= Data provided =
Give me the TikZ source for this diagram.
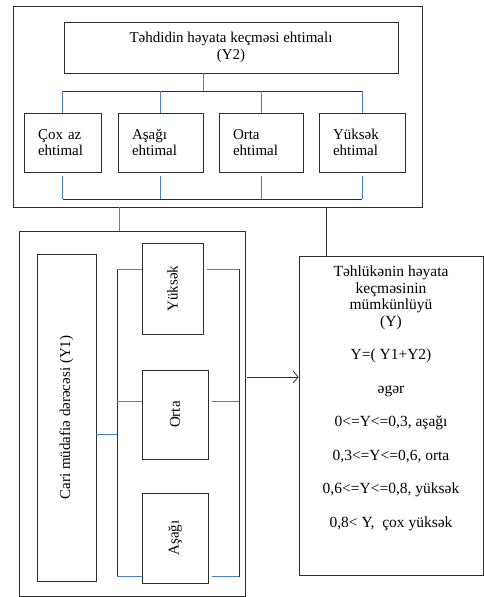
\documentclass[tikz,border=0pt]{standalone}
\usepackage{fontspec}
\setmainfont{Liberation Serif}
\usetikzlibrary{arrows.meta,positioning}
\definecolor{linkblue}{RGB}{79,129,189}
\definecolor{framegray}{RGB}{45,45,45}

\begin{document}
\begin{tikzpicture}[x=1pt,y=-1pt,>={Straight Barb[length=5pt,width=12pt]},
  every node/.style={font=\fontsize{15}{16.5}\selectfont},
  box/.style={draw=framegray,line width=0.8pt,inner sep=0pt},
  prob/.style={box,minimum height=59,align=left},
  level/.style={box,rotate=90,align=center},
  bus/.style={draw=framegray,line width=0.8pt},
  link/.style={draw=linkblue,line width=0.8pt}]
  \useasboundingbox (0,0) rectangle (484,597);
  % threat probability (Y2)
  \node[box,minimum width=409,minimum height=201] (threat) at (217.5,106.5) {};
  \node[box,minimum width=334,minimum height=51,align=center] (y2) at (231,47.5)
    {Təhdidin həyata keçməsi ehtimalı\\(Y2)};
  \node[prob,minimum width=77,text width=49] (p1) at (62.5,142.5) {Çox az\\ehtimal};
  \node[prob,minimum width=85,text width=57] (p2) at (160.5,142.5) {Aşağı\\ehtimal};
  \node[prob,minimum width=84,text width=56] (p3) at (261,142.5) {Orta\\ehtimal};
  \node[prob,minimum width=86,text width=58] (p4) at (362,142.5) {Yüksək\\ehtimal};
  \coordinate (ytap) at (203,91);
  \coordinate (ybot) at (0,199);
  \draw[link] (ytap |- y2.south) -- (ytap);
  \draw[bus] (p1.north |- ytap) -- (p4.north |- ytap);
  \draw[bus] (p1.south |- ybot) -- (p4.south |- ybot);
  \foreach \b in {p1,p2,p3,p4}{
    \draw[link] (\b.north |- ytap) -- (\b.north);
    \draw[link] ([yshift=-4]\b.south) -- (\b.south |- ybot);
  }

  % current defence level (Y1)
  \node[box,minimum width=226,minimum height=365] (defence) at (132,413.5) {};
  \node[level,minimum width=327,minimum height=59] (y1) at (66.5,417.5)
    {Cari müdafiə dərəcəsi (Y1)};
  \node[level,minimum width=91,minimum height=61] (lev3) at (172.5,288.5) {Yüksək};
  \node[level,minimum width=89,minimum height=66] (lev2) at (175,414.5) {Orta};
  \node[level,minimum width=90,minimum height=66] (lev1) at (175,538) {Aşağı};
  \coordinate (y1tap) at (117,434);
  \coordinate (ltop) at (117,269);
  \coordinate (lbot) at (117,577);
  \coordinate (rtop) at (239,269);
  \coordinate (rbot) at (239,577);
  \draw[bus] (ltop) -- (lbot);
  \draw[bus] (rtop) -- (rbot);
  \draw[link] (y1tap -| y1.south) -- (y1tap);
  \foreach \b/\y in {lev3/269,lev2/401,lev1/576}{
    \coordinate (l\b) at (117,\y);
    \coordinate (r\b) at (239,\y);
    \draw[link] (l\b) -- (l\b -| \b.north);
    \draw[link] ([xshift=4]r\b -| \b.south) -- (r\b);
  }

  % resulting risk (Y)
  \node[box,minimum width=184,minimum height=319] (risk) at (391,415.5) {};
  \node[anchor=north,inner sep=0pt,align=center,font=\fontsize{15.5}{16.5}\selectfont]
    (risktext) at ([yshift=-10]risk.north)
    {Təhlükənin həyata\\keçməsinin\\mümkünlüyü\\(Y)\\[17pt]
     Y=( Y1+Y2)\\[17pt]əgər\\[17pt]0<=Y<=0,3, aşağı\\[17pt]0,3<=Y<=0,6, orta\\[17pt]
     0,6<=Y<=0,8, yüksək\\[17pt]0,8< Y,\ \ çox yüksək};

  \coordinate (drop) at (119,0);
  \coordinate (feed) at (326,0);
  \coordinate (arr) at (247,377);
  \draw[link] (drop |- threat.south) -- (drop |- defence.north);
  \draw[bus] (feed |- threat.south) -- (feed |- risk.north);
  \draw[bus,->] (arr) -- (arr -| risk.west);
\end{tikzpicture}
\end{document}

= Work to complete =
In the copy, include no pictures; restate the listing above exactly.

= Correct output =
Give me the TikZ source for this diagram.
\documentclass[tikz,border=0pt]{standalone}
\usepackage{fontspec}
\setmainfont{Liberation Serif}
\usetikzlibrary{arrows.meta,positioning}
\definecolor{linkblue}{RGB}{79,129,189}
\definecolor{framegray}{RGB}{45,45,45}

\begin{document}
\begin{tikzpicture}[x=1pt,y=-1pt,>={Straight Barb[length=5pt,width=12pt]},
  every node/.style={font=\fontsize{15}{16.5}\selectfont},
  box/.style={draw=framegray,line width=0.8pt,inner sep=0pt},
  prob/.style={box,minimum height=59,align=left},
  level/.style={box,rotate=90,align=center},
  bus/.style={draw=framegray,line width=0.8pt},
  link/.style={draw=linkblue,line width=0.8pt}]
  \useasboundingbox (0,0) rectangle (484,597);
  % threat probability (Y2)
  \node[box,minimum width=409,minimum height=201] (threat) at (217.5,106.5) {};
  \node[box,minimum width=334,minimum height=51,align=center] (y2) at (231,47.5)
    {Təhdidin həyata keçməsi ehtimalı\\(Y2)};
  \node[prob,minimum width=77,text width=49] (p1) at (62.5,142.5) {Çox az\\ehtimal};
  \node[prob,minimum width=85,text width=57] (p2) at (160.5,142.5) {Aşağı\\ehtimal};
  \node[prob,minimum width=84,text width=56] (p3) at (261,142.5) {Orta\\ehtimal};
  \node[prob,minimum width=86,text width=58] (p4) at (362,142.5) {Yüksək\\ehtimal};
  \coordinate (ytap) at (203,91);
  \coordinate (ybot) at (0,199);
  \draw[link] (ytap |- y2.south) -- (ytap);
  \draw[bus] (p1.north |- ytap) -- (p4.north |- ytap);
  \draw[bus] (p1.south |- ybot) -- (p4.south |- ybot);
  \foreach \b in {p1,p2,p3,p4}{
    \draw[link] (\b.north |- ytap) -- (\b.north);
    \draw[link] ([yshift=-4]\b.south) -- (\b.south |- ybot);
  }

  % current defence level (Y1)
  \node[box,minimum width=226,minimum height=365] (defence) at (132,413.5) {};
  \node[level,minimum width=327,minimum height=59] (y1) at (66.5,417.5)
    {Cari müdafiə dərəcəsi (Y1)};
  \node[level,minimum width=91,minimum height=61] (lev3) at (172.5,288.5) {Yüksək};
  \node[level,minimum width=89,minimum height=66] (lev2) at (175,414.5) {Orta};
  \node[level,minimum width=90,minimum height=66] (lev1) at (175,538) {Aşağı};
  \coordinate (y1tap) at (117,434);
  \coordinate (ltop) at (117,269);
  \coordinate (lbot) at (117,577);
  \coordinate (rtop) at (239,269);
  \coordinate (rbot) at (239,577);
  \draw[bus] (ltop) -- (lbot);
  \draw[bus] (rtop) -- (rbot);
  \draw[link] (y1tap -| y1.south) -- (y1tap);
  \foreach \b/\y in {lev3/269,lev2/401,lev1/576}{
    \coordinate (l\b) at (117,\y);
    \coordinate (r\b) at (239,\y);
    \draw[link] (l\b) -- (l\b -| \b.north);
    \draw[link] ([xshift=4]r\b -| \b.south) -- (r\b);
  }

  % resulting risk (Y)
  \node[box,minimum width=184,minimum height=319] (risk) at (391,415.5) {};
  \node[anchor=north,inner sep=0pt,align=center,font=\fontsize{15.5}{16.5}\selectfont]
    (risktext) at ([yshift=-10]risk.north)
    {Təhlükənin həyata\\keçməsinin\\mümkünlüyü\\(Y)\\[17pt]
     Y=( Y1+Y2)\\[17pt]əgər\\[17pt]0<=Y<=0,3, aşağı\\[17pt]0,3<=Y<=0,6, orta\\[17pt]
     0,6<=Y<=0,8, yüksək\\[17pt]0,8< Y,\ \ çox yüksək};

  \coordinate (drop) at (119,0);
  \coordinate (feed) at (326,0);
  \coordinate (arr) at (247,377);
  \draw[link] (drop |- threat.south) -- (drop |- defence.north);
  \draw[bus] (feed |- threat.south) -- (feed |- risk.north);
  \draw[bus,->] (arr) -- (arr -| risk.west);
\end{tikzpicture}
\end{document}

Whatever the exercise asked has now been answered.